In the international market, gold prices continued to adjust downward to $3,638 per ounce. Compared to yesterday’s record high, gold has decreased by approximately $70 per ounce.

The gold market is witnessing significant profit-taking as economists describe the Federal Reserve’s latest move as a cautious easing cycle. However, a research firm asserts that gold remains in a long-term upward trend.

Metals Focus analysts note that the Fed’s latest “dot plot” indicates only one rate cut next year. In contrast, the CME FedWatch tool predicts rates will be 100 basis points lower by the end of 2025.

“Since the FOMC statement largely aligned with market expectations, the emergence of technical profit-taking in the short term for gold is unsurprising,” Metals Focus stated.

However, analysts emphasize that gold’s upward momentum is not solely driven by short-term interest rate policies.

“The macroeconomic and geopolitical landscape continues to support investment and gold prices. Therefore, the ‘buy-the-dip’ trend is likely to persist, pushing the metal to new record highs until 2026. Even if the outlook for 2026–2027 becomes slightly more hawkish, the market still anticipates further rate cuts,” they added.

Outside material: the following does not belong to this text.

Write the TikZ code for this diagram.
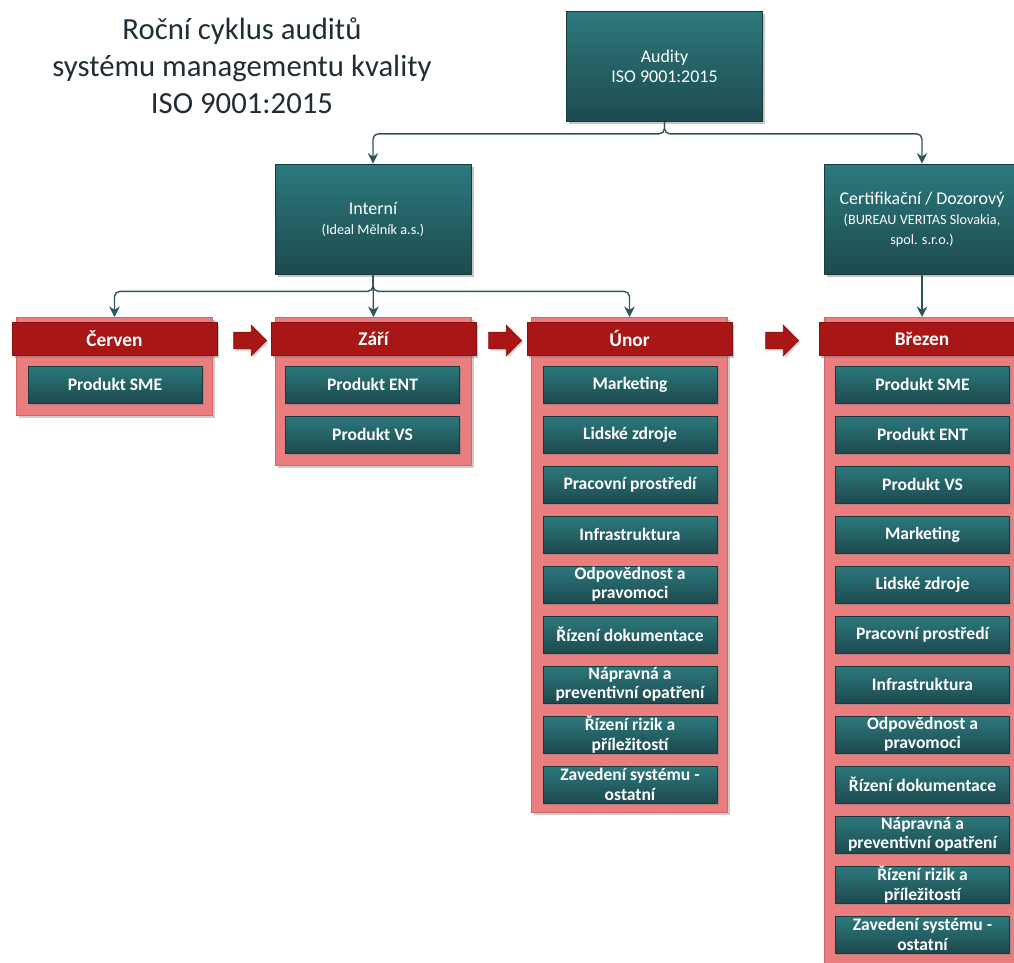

Metals Focus CEO Philip Newman told Kitco News in an interview before Wednesday’s decision that a significant risk not yet priced into gold is political pressure on the Fed’s independence.

Economists warn that the USD could be impacted if the market perceives the Fed as an extension of the White House.

“The Federal Reserve’s independence is a major wildcard, and that scenario is currently unpriced in the market,” Newman said. “If the Fed’s independence is compromised, it could weaken the USD. While suggesting the USD’s status as the world’s reserve currency is threatened may be extreme, it will undoubtedly raise questions.”

Despite slower central bank gold purchases during the summer, Newman expects reserves to continue growing as banks diversify away from the USD. He added that if the Fed succumbs to political pressure, inflation risks could escalate—a positive scenario for gold.